As Mike keeps reminding me, getting your data into database tables is A Good Thing. Like many people, my database of choice is MySQL – largely because it was the first one that I tried and it works for me.
However, I’m far from being an expert MySQL user. In fact, I’ve identified 3 stages in my use of MySQL over the years; see if you recognise yourself in any of them.
- The single table database
- …Discovery of the join
- The optimised database
Early in your MySQL career, you discover either “LOAD DATA INFILE” or the command-line tool “mysqlimport”. You realise that this is a quick and easy way to get all of those delimited text files straight into a database. Off you go, merrily importing everything on your hard drive into tables.
At some stage, you begin to wonder whether listing the same identifier (gene name, PDB ID, species…) many times in multiple columns is sensible. This eureka moment leads you to…

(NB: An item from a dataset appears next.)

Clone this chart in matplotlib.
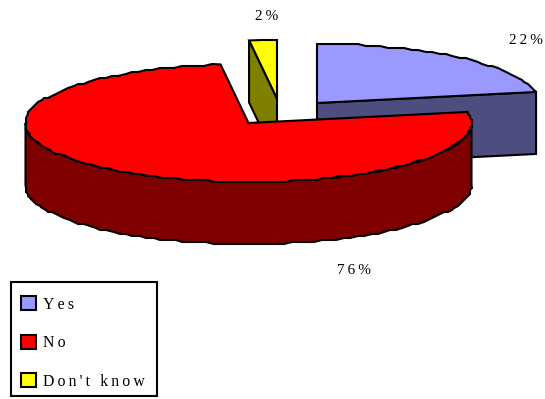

At some stage, you get your head around joining tables. At first, you can’t quite see the point – isn’t it easier to devise a query on a single table? Maybe so, but it’s inefficient and severely limits the combinations of data that your query can return. It’s a slow realisation but pretty soon, you’re chopping up your data into multiple tables and joining all over the place. Including examples where you probably don’t need to do so.
You begin to wonder why your MySQL queries are so slow. Sure, you have a table with 20 million rows, but your computer does everything else within seconds, so what’s up with MySQL?
You head to the MySQL documentation website, try “optimization” as a query and discover a whole new world. OK, the various “my.ini” example files made little or no difference, but that 200x speed increase when you indexed multiple keys was definitely worth it.
Just starting out in MySQL? My advice: head over to Chapter 7: Optimization right now, skim through and if it doesn’t make complete sense yet, bookmark it for later.